Once the pictures are set aside, transcribe the remaining data exactly.

Records supplied start

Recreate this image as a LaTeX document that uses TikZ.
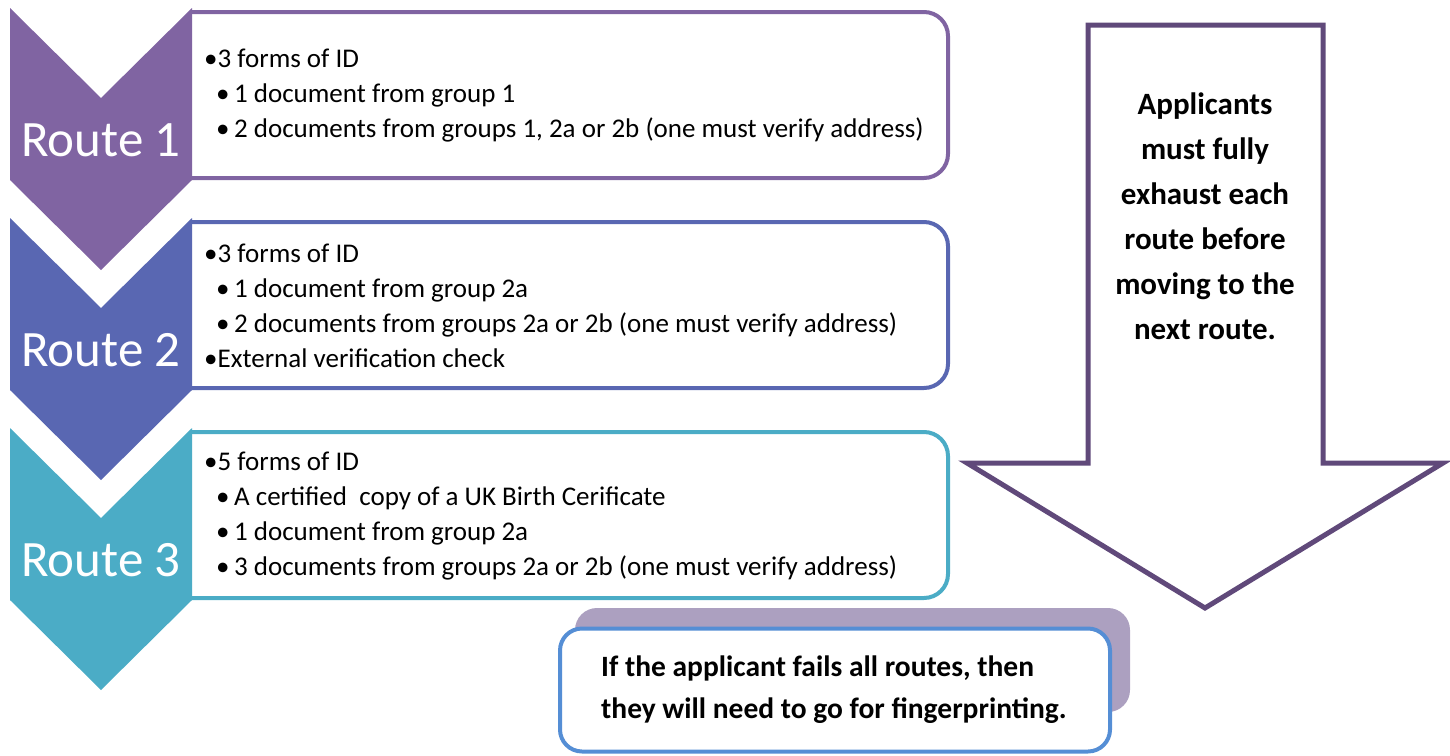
\documentclass[tikz,border=0pt]{standalone}
\usepackage{fontspec}
\setmainfont{Carlito}
\usetikzlibrary{positioning}

\definecolor{routeA}{RGB}{128,100,162}
\definecolor{routeB}{RGB}{89,103,178}
\definecolor{routeC}{RGB}{75,172,198}
\definecolor{arrowline}{RGB}{96,73,122}
\definecolor{shadowgrey}{RGB}{172,160,192}
\definecolor{noteblue}{RGB}{85,142,213}

\tikzset{
  routelabel/.style={text=white, inner sep=0pt, font=\fontsize{51}{51}\selectfont},
  bodytext/.style={anchor=west, align=left, inner sep=0pt,
    font=\fontsize{27}{35}\selectfont},
  notetext/.style={align=center, inner sep=0pt,
    font=\bfseries\fontsize{31}{45}\selectfont},
}

\begin{document}
\begin{tikzpicture}[x=1pt,y=-1pt]
  \useasboundingbox (0,0) rectangle (1450,755);

  % boxes, square on the left where the chevron meets them
  \foreach \c/\y in {routeA/12, routeB/222, routeC/432}
    \draw[\c, line width=4pt, fill=white] (192,\y) -- (924,\y)
      arc[start angle=-90, end angle=0, radius=24] -- (948,{\y+142})
      arc[start angle=0, end angle=90, radius=24] -- (192,{\y+166});

  \foreach \c/\y in {routeA/8, routeB/218, routeC/428}
    \fill[\c] (10,\y) -- (101,{\y+90}) -- (192,\y) -- (192,{\y+172})
      -- (101,{\y+262}) -- (10,{\y+172}) -- cycle;

  \node[routelabel] (route1) at (101,140) {Route 1};
  \node[routelabel] (route2) at (101,350) {Route 2};
  \node[routelabel] (route3) at (101,560) {Route 3};

  \node[bodytext] (text1) at (204,96) {%
    •3 forms of ID\\
    \hspace*{12pt}•\,1 document from group 1\\
    \hspace*{12pt}•\,2 documents from groups 1, 2a or 2b (one must verify address)};
  \node[bodytext] (text2) at (204,306) {%
    •3 forms of ID\\
    \hspace*{12pt}•\,1 document from group 2a\\
    \hspace*{12pt}•\,2 documents from groups 2a or 2b (one must verify address)\\
    •External verification check};
  \node[bodytext] (text3) at (204,516) {%
    •5 forms of ID\\
    \hspace*{12pt}•\,A certified\ \ copy of a UK Birth Cerificate\\
    \hspace*{12pt}•\,1 document from group 2a\\
    \hspace*{12pt}•\,3 documents from groups 2a or 2b (one must verify address)};

  % big arrow on the right
  \draw[arrowline, line width=5pt, fill=white]
    (1088,25) -- (1323,25) -- (1323,463) -- (1443,463) -- (1205,608)
    -- (967,463) -- (1088,463) -- cycle;
  \node[notetext] (rule) at (1205,216) {Applicants\\must fully\\exhaust each\\route before\\moving to the\\next route.};

  % last resort
  \fill[shadowgrey, rounded corners=22pt] (575,608) rectangle (1130,712);
  \node[draw=noteblue, line width=4pt, fill=white, rounded corners=22pt,
    minimum width=550pt, minimum height=123pt, inner sep=0pt] (fail) at (835,690) {};
  \node[bodytext, font=\bfseries\fontsize{29.5}{42}\selectfont,
    right=43pt of fail.west] (failnote) {If the applicant fails all routes, then\\they will need to go for fingerprinting.};
\end{tikzpicture}
\end{document}
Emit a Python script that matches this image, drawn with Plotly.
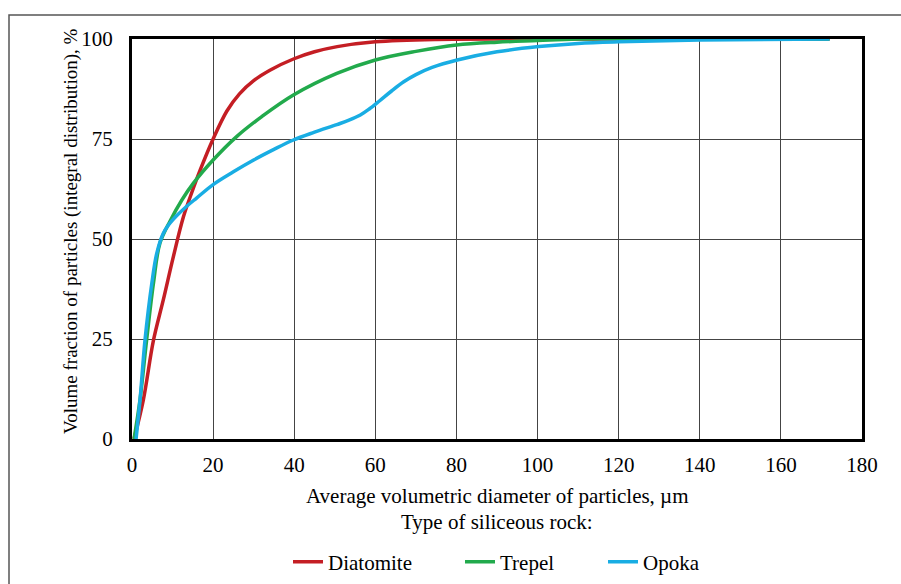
import plotly.graph_objects as go

# Particle size distribution (cumulative), siliceous rocks
diatomite_x = [0.5, 2.8, 5.3, 7.7, 10.2, 12.7, 14.7, 16.8, 20, 23.4, 26.5, 30, 34, 39.8, 45, 50.6, 60, 75, 100, 172]
diatomite_y = [0, 9.8, 24.7, 34.7, 45.6, 55.6, 61.5, 67.2, 75, 82.0, 86.3, 89.6, 92.2, 95.0, 96.8, 98.1, 99.3, 99.9, 100, 100]

trepel_x = [0.5, 2, 3.6, 5.3, 6.9, 9.4, 12.3, 15.1, 20, 25.8, 32, 39.8, 50.5, 60, 70, 80, 90, 100, 110, 172]
trepel_y = [0, 10, 24.7, 39, 49, 54.5, 59.75, 63.9, 69.75, 75.6, 80.6, 86, 91.4, 94.75, 96.9, 98.5, 99.2, 99.6, 100, 100]

opoka_x = [1, 2, 3.2, 4.9, 6.1, 7.7, 9, 11, 13.5, 16, 20, 25, 30, 35, 39.8, 45, 50.5, 53.5, 56.3, 58.5, 61,
           64, 67, 70, 74, 80.2, 90, 100.3, 110, 120, 140, 172]
opoka_y = [0, 10, 24.7, 39, 46.4, 51.4, 53.5, 55.8, 58.2, 60.3, 63.6, 66.8, 69.75, 72.4, 74.75, 76.7, 78.6, 79.7,
           81, 82.5, 84.5, 87, 89.3, 91.1, 92.9, 94.75, 96.8, 98.1, 98.9, 99.3, 99.75, 100]

x_ticks = [0, 20, 40, 60, 80, 100, 120, 140, 160, 180]
y_ticks = [0, 25, 50, 75, 100]

series = [
    ("Diatomite", diatomite_x, diatomite_y, "#C41E24", "legend", 293),
    ("Trepel", trepel_x, trepel_y, "#22AA4C", "legend2", 465),
    ("Opoka", opoka_x, opoka_y, "#19ADE3", "legend3", 608),
]

FONT = "Liberation Serif, Times New Roman, serif"
L, R, T, B = 132, 39, 39, 145
PW = 901 - L - R
PH = 584 - T - B


def px_x(px):
    return (px - L) / PW


def px_y(py):
    return (584 - B - py) / PH


fig = go.Figure()
legends = {}
for name, xs, ys, color, leg, left in series:
    fig.add_trace(go.Scatter(
        x=xs, y=ys, name=name, mode="lines", legend=leg,
        line=dict(color=color, width=3.5, shape="spline", smoothing=1),
    ))
    legends[leg] = dict(
        orientation="h", x=px_x(left - 5), xanchor="left", y=px_y(562), yanchor="middle",
        font=dict(family=FONT, size=21, color="black"),
        itemwidth=30, bgcolor="rgba(0,0,0,0)",
    )

axis_common = dict(
    showline=True, linecolor="black", linewidth=3, mirror=True,
    showgrid=True, gridcolor="#444444", gridwidth=1,
    zeroline=False, ticks="", tickfont=dict(family=FONT, size=21, color="black"),
)

fig.update_xaxes(range=[0, 180], tickvals=x_ticks, ticklabelstandoff=5, **axis_common)
fig.update_yaxes(range=[0, 100], tickvals=y_ticks, ticklabelstandoff=12, **axis_common)

fig.update_layout(
    width=901, height=584,
    margin=dict(l=L, r=R, t=T, b=B, autoexpand=False),
    paper_bgcolor="white", plot_bgcolor="white",
    font=dict(family=FONT, color="black"),
    showlegend=True,
    shapes=[
        dict(type="rect", xref="paper", yref="paper",
             x0=px_x(9), x1=1.3, y0=-0.6, y1=px_y(15),
             line=dict(color="#555555", width=1.5), layer="below"),
    ],
    annotations=[
        dict(text="Average volumetric diameter of particles, \u00b5m",
             xref="paper", yref="paper", x=0.5, y=px_y(496),
             xanchor="center", yanchor="middle", showarrow=False,
             font=dict(family=FONT, size=21, color="black")),
        dict(text="Type of siliceous rock:",
             xref="paper", yref="paper", x=0.5, y=px_y(522),
             xanchor="center", yanchor="middle", showarrow=False,
             font=dict(family=FONT, size=21, color="black")),
        dict(text="Volume fraction of particles (integral distribution), %",
             xref="paper", yref="paper", x=px_x(71), y=px_y(231),
             xanchor="center", yanchor="middle", showarrow=False, textangle=-90,
             font=dict(family=FONT, size=19, color="black")),
    ],
    **legends,
)

fig.write_html("out.html")
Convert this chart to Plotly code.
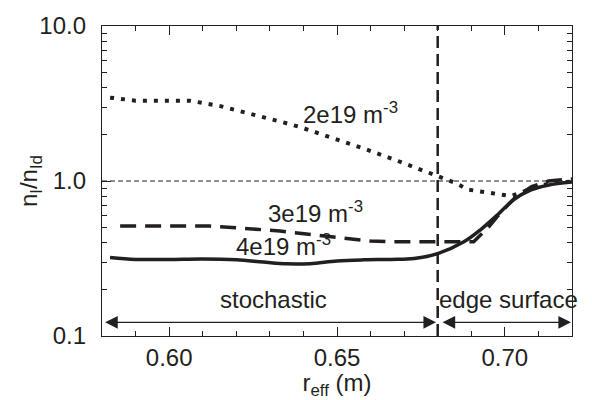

Records supplied end

▶ _Answer in full_
Recreate this image as a LaTeX document that uses TikZ.
\documentclass[tikz,border=0pt]{standalone}
\usepackage{fontspec}
\setmainfont{Carlito}
\usetikzlibrary{positioning}

\definecolor{routeA}{RGB}{128,100,162}
\definecolor{routeB}{RGB}{89,103,178}
\definecolor{routeC}{RGB}{75,172,198}
\definecolor{arrowline}{RGB}{96,73,122}
\definecolor{shadowgrey}{RGB}{172,160,192}
\definecolor{noteblue}{RGB}{85,142,213}

\tikzset{
  routelabel/.style={text=white, inner sep=0pt, font=\fontsize{51}{51}\selectfont},
  bodytext/.style={anchor=west, align=left, inner sep=0pt,
    font=\fontsize{27}{35}\selectfont},
  notetext/.style={align=center, inner sep=0pt,
    font=\bfseries\fontsize{31}{45}\selectfont},
}

\begin{document}
\begin{tikzpicture}[x=1pt,y=-1pt]
  \useasboundingbox (0,0) rectangle (1450,755);

  % boxes, square on the left where the chevron meets them
  \foreach \c/\y in {routeA/12, routeB/222, routeC/432}
    \draw[\c, line width=4pt, fill=white] (192,\y) -- (924,\y)
      arc[start angle=-90, end angle=0, radius=24] -- (948,{\y+142})
      arc[start angle=0, end angle=90, radius=24] -- (192,{\y+166});

  \foreach \c/\y in {routeA/8, routeB/218, routeC/428}
    \fill[\c] (10,\y) -- (101,{\y+90}) -- (192,\y) -- (192,{\y+172})
      -- (101,{\y+262}) -- (10,{\y+172}) -- cycle;

  \node[routelabel] (route1) at (101,140) {Route 1};
  \node[routelabel] (route2) at (101,350) {Route 2};
  \node[routelabel] (route3) at (101,560) {Route 3};

  \node[bodytext] (text1) at (204,96) {%
    •3 forms of ID\\
    \hspace*{12pt}•\,1 document from group 1\\
    \hspace*{12pt}•\,2 documents from groups 1, 2a or 2b (one must verify address)};
  \node[bodytext] (text2) at (204,306) {%
    •3 forms of ID\\
    \hspace*{12pt}•\,1 document from group 2a\\
    \hspace*{12pt}•\,2 documents from groups 2a or 2b (one must verify address)\\
    •External verification check};
  \node[bodytext] (text3) at (204,516) {%
    •5 forms of ID\\
    \hspace*{12pt}•\,A certified\ \ copy of a UK Birth Cerificate\\
    \hspace*{12pt}•\,1 document from group 2a\\
    \hspace*{12pt}•\,3 documents from groups 2a or 2b (one must verify address)};

  % big arrow on the right
  \draw[arrowline, line width=5pt, fill=white]
    (1088,25) -- (1323,25) -- (1323,463) -- (1443,463) -- (1205,608)
    -- (967,463) -- (1088,463) -- cycle;
  \node[notetext] (rule) at (1205,216) {Applicants\\must fully\\exhaust each\\route before\\moving to the\\next route.};

  % last resort
  \fill[shadowgrey, rounded corners=22pt] (575,608) rectangle (1130,712);
  \node[draw=noteblue, line width=4pt, fill=white, rounded corners=22pt,
    minimum width=550pt, minimum height=123pt, inner sep=0pt] (fail) at (835,690) {};
  \node[bodytext, font=\bfseries\fontsize{29.5}{42}\selectfont,
    right=43pt of fail.west] (failnote) {If the applicant fails all routes, then\\they will need to go for fingerprinting.};
\end{tikzpicture}
\end{document}
Emit a Python script that matches this image, drawn with Plotly.
import plotly.graph_objects as go

# Particle size distribution (cumulative), siliceous rocks
diatomite_x = [0.5, 2.8, 5.3, 7.7, 10.2, 12.7, 14.7, 16.8, 20, 23.4, 26.5, 30, 34, 39.8, 45, 50.6, 60, 75, 100, 172]
diatomite_y = [0, 9.8, 24.7, 34.7, 45.6, 55.6, 61.5, 67.2, 75, 82.0, 86.3, 89.6, 92.2, 95.0, 96.8, 98.1, 99.3, 99.9, 100, 100]

trepel_x = [0.5, 2, 3.6, 5.3, 6.9, 9.4, 12.3, 15.1, 20, 25.8, 32, 39.8, 50.5, 60, 70, 80, 90, 100, 110, 172]
trepel_y = [0, 10, 24.7, 39, 49, 54.5, 59.75, 63.9, 69.75, 75.6, 80.6, 86, 91.4, 94.75, 96.9, 98.5, 99.2, 99.6, 100, 100]

opoka_x = [1, 2, 3.2, 4.9, 6.1, 7.7, 9, 11, 13.5, 16, 20, 25, 30, 35, 39.8, 45, 50.5, 53.5, 56.3, 58.5, 61,
           64, 67, 70, 74, 80.2, 90, 100.3, 110, 120, 140, 172]
opoka_y = [0, 10, 24.7, 39, 46.4, 51.4, 53.5, 55.8, 58.2, 60.3, 63.6, 66.8, 69.75, 72.4, 74.75, 76.7, 78.6, 79.7,
           81, 82.5, 84.5, 87, 89.3, 91.1, 92.9, 94.75, 96.8, 98.1, 98.9, 99.3, 99.75, 100]

x_ticks = [0, 20, 40, 60, 80, 100, 120, 140, 160, 180]
y_ticks = [0, 25, 50, 75, 100]

series = [
    ("Diatomite", diatomite_x, diatomite_y, "#C41E24", "legend", 293),
    ("Trepel", trepel_x, trepel_y, "#22AA4C", "legend2", 465),
    ("Opoka", opoka_x, opoka_y, "#19ADE3", "legend3", 608),
]

FONT = "Liberation Serif, Times New Roman, serif"
L, R, T, B = 132, 39, 39, 145
PW = 901 - L - R
PH = 584 - T - B


def px_x(px):
    return (px - L) / PW


def px_y(py):
    return (584 - B - py) / PH


fig = go.Figure()
legends = {}
for name, xs, ys, color, leg, left in series:
    fig.add_trace(go.Scatter(
        x=xs, y=ys, name=name, mode="lines", legend=leg,
        line=dict(color=color, width=3.5, shape="spline", smoothing=1),
    ))
    legends[leg] = dict(
        orientation="h", x=px_x(left - 5), xanchor="left", y=px_y(562), yanchor="middle",
        font=dict(family=FONT, size=21, color="black"),
        itemwidth=30, bgcolor="rgba(0,0,0,0)",
    )

axis_common = dict(
    showline=True, linecolor="black", linewidth=3, mirror=True,
    showgrid=True, gridcolor="#444444", gridwidth=1,
    zeroline=False, ticks="", tickfont=dict(family=FONT, size=21, color="black"),
)

fig.update_xaxes(range=[0, 180], tickvals=x_ticks, ticklabelstandoff=5, **axis_common)
fig.update_yaxes(range=[0, 100], tickvals=y_ticks, ticklabelstandoff=12, **axis_common)

fig.update_layout(
    width=901, height=584,
    margin=dict(l=L, r=R, t=T, b=B, autoexpand=False),
    paper_bgcolor="white", plot_bgcolor="white",
    font=dict(family=FONT, color="black"),
    showlegend=True,
    shapes=[
        dict(type="rect", xref="paper", yref="paper",
             x0=px_x(9), x1=1.3, y0=-0.6, y1=px_y(15),
             line=dict(color="#555555", width=1.5), layer="below"),
    ],
    annotations=[
        dict(text="Average volumetric diameter of particles, \u00b5m",
             xref="paper", yref="paper", x=0.5, y=px_y(496),
             xanchor="center", yanchor="middle", showarrow=False,
             font=dict(family=FONT, size=21, color="black")),
        dict(text="Type of siliceous rock:",
             xref="paper", yref="paper", x=0.5, y=px_y(522),
             xanchor="center", yanchor="middle", showarrow=False,
             font=dict(family=FONT, size=21, color="black")),
        dict(text="Volume fraction of particles (integral distribution), %",
             xref="paper", yref="paper", x=px_x(71), y=px_y(231),
             xanchor="center", yanchor="middle", showarrow=False, textangle=-90,
             font=dict(family=FONT, size=19, color="black")),
    ],
    **legends,
)

fig.write_html("out.html")
Convert this chart to Plotly code.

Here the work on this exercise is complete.